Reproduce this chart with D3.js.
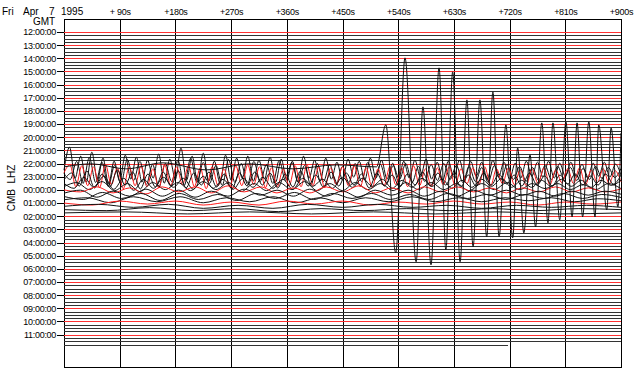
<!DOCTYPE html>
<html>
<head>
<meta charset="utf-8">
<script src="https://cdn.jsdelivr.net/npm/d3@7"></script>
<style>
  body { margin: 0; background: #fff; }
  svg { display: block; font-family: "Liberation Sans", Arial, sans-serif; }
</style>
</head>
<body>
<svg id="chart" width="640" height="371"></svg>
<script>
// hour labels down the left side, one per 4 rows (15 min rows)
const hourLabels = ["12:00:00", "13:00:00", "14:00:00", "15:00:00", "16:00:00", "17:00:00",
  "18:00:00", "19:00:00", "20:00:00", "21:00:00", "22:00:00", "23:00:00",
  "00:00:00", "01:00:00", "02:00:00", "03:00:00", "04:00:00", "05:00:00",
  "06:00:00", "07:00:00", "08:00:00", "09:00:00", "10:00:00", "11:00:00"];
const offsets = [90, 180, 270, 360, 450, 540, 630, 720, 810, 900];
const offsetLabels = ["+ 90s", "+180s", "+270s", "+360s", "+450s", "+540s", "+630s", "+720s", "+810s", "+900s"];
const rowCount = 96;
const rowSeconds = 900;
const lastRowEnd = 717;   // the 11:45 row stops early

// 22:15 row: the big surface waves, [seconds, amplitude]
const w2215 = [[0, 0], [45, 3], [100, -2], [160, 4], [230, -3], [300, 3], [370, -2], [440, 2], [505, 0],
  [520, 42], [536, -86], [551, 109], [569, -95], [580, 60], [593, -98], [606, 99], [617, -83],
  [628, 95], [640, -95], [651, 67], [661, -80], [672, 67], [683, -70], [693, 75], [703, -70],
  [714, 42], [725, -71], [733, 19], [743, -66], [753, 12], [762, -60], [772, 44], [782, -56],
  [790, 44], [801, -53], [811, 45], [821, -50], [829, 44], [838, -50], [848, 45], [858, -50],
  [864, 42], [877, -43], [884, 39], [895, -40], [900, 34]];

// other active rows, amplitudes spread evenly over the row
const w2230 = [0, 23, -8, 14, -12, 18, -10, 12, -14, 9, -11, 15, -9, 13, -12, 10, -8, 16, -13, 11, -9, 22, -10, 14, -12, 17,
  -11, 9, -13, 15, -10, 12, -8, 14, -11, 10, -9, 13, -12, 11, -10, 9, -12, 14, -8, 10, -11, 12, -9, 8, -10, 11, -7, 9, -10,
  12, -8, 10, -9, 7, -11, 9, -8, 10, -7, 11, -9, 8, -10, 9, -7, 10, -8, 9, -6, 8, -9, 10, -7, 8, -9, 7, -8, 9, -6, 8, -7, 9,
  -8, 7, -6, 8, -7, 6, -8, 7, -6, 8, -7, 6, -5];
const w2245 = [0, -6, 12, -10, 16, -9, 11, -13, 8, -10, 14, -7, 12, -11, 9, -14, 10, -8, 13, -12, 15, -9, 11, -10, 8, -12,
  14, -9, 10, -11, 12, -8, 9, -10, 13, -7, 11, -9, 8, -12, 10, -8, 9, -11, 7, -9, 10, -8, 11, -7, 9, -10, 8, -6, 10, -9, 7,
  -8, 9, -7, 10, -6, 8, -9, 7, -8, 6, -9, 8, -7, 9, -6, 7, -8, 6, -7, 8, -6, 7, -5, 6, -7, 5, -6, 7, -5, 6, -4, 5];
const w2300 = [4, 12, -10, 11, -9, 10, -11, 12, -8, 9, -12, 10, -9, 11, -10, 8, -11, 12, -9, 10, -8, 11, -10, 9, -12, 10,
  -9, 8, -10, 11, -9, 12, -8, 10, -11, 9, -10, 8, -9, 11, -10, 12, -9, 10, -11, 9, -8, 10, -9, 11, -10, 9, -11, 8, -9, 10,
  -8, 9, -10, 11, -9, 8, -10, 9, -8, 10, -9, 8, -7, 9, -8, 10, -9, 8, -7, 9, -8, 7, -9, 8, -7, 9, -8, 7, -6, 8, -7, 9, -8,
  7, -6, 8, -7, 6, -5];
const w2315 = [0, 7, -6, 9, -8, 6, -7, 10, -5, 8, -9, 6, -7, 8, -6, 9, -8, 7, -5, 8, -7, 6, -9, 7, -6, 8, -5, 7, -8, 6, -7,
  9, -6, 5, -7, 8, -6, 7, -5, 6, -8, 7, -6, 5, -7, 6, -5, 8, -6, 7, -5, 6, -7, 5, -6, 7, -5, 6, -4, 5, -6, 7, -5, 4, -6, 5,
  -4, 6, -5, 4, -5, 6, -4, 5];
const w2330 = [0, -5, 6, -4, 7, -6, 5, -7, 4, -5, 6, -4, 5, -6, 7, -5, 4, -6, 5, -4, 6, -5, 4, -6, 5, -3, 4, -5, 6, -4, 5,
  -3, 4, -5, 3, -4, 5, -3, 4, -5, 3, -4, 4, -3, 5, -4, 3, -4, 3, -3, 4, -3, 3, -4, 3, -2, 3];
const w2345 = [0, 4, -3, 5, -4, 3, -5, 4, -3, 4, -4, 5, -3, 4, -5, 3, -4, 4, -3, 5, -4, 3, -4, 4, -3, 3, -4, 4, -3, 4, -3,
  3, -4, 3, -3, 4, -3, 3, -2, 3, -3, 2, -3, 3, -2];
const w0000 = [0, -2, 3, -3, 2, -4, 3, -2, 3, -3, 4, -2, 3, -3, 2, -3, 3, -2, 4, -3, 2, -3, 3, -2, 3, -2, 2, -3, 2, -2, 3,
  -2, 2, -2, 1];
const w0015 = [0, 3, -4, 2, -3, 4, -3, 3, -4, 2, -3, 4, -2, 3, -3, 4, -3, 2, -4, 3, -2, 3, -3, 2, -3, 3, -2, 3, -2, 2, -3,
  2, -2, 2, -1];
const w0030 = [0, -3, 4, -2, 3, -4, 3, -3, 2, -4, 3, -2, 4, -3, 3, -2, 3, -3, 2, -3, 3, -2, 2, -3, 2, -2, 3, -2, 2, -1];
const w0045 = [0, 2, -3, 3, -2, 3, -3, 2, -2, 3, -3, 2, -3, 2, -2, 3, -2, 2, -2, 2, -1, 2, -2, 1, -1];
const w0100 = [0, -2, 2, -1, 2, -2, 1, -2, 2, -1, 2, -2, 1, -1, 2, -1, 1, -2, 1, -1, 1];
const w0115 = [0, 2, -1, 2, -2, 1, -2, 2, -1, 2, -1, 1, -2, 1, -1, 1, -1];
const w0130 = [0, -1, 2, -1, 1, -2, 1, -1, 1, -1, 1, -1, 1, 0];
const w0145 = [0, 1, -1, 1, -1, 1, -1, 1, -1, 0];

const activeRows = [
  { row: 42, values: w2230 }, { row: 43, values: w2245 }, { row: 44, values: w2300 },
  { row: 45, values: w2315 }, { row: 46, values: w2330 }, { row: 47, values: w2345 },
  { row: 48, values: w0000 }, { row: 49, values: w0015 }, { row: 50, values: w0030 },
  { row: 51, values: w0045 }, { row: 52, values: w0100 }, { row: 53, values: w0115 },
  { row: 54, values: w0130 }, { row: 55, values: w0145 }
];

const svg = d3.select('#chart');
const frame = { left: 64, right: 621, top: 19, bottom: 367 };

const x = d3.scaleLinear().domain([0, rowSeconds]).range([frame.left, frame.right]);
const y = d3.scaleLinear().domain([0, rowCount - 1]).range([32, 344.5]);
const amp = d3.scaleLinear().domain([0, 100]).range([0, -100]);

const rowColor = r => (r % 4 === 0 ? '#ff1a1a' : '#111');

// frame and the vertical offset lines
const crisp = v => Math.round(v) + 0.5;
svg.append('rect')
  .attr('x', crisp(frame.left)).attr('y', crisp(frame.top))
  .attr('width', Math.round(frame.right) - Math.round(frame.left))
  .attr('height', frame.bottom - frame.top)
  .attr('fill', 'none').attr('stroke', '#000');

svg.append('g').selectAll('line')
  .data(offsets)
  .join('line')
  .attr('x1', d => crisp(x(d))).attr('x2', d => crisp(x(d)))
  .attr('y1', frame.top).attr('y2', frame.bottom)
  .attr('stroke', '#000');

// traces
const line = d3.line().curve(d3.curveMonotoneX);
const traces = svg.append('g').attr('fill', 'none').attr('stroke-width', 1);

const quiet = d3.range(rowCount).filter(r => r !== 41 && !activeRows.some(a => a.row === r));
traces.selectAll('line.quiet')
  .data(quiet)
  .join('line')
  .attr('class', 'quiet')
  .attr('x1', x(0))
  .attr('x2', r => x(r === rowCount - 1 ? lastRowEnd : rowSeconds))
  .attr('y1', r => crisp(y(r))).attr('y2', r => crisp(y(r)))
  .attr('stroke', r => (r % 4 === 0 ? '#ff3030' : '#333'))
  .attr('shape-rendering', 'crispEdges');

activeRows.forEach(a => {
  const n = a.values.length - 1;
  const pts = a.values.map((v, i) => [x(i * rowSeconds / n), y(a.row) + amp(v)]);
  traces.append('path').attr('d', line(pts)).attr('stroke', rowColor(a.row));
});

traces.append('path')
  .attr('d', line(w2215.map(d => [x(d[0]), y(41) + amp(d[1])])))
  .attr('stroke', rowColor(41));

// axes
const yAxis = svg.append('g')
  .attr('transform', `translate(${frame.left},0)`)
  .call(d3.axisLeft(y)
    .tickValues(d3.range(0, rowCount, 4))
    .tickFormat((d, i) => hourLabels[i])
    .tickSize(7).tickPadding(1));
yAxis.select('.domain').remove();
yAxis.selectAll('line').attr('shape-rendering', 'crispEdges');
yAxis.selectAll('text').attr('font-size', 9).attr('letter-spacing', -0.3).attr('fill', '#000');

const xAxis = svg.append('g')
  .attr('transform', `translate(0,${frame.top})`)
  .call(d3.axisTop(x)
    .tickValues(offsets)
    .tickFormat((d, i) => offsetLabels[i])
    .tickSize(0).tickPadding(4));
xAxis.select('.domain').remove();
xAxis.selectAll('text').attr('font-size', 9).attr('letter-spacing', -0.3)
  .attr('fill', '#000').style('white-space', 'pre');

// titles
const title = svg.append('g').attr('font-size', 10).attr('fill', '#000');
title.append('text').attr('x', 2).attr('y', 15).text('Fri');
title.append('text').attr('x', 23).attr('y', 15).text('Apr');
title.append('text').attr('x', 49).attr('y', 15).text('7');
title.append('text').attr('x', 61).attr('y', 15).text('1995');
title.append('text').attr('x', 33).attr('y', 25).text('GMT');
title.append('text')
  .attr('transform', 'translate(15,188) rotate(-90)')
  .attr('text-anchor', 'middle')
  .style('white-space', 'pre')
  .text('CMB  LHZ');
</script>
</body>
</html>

AIM OF THE EXERCISE: Set down again, exactly, the lines of the material above from its first line to the one with "[864, 42], [877, -43], [884, 39], [895, -40], [900, 34]];", inclusive. Leave the pictures out.

THE SOLUTION:
Reproduce this chart with D3.js.
<!DOCTYPE html>
<html>
<head>
<meta charset="utf-8">
<script src="https://cdn.jsdelivr.net/npm/d3@7"></script>
<style>
  body { margin: 0; background: #fff; }
  svg { display: block; font-family: "Liberation Sans", Arial, sans-serif; }
</style>
</head>
<body>
<svg id="chart" width="640" height="371"></svg>
<script>
// hour labels down the left side, one per 4 rows (15 min rows)
const hourLabels = ["12:00:00", "13:00:00", "14:00:00", "15:00:00", "16:00:00", "17:00:00",
  "18:00:00", "19:00:00", "20:00:00", "21:00:00", "22:00:00", "23:00:00",
  "00:00:00", "01:00:00", "02:00:00", "03:00:00", "04:00:00", "05:00:00",
  "06:00:00", "07:00:00", "08:00:00", "09:00:00", "10:00:00", "11:00:00"];
const offsets = [90, 180, 270, 360, 450, 540, 630, 720, 810, 900];
const offsetLabels = ["+ 90s", "+180s", "+270s", "+360s", "+450s", "+540s", "+630s", "+720s", "+810s", "+900s"];
const rowCount = 96;
const rowSeconds = 900;
const lastRowEnd = 717;   // the 11:45 row stops early

// 22:15 row: the big surface waves, [seconds, amplitude]
const w2215 = [[0, 0], [45, 3], [100, -2], [160, 4], [230, -3], [300, 3], [370, -2], [440, 2], [505, 0],
  [520, 42], [536, -86], [551, 109], [569, -95], [580, 60], [593, -98], [606, 99], [617, -83],
  [628, 95], [640, -95], [651, 67], [661, -80], [672, 67], [683, -70], [693, 75], [703, -70],
  [714, 42], [725, -71], [733, 19], [743, -66], [753, 12], [762, -60], [772, 44], [782, -56],
  [790, 44], [801, -53], [811, 45], [821, -50], [829, 44], [838, -50], [848, 45], [858, -50],
  [864, 42], [877, -43], [884, 39], [895, -40], [900, 34]];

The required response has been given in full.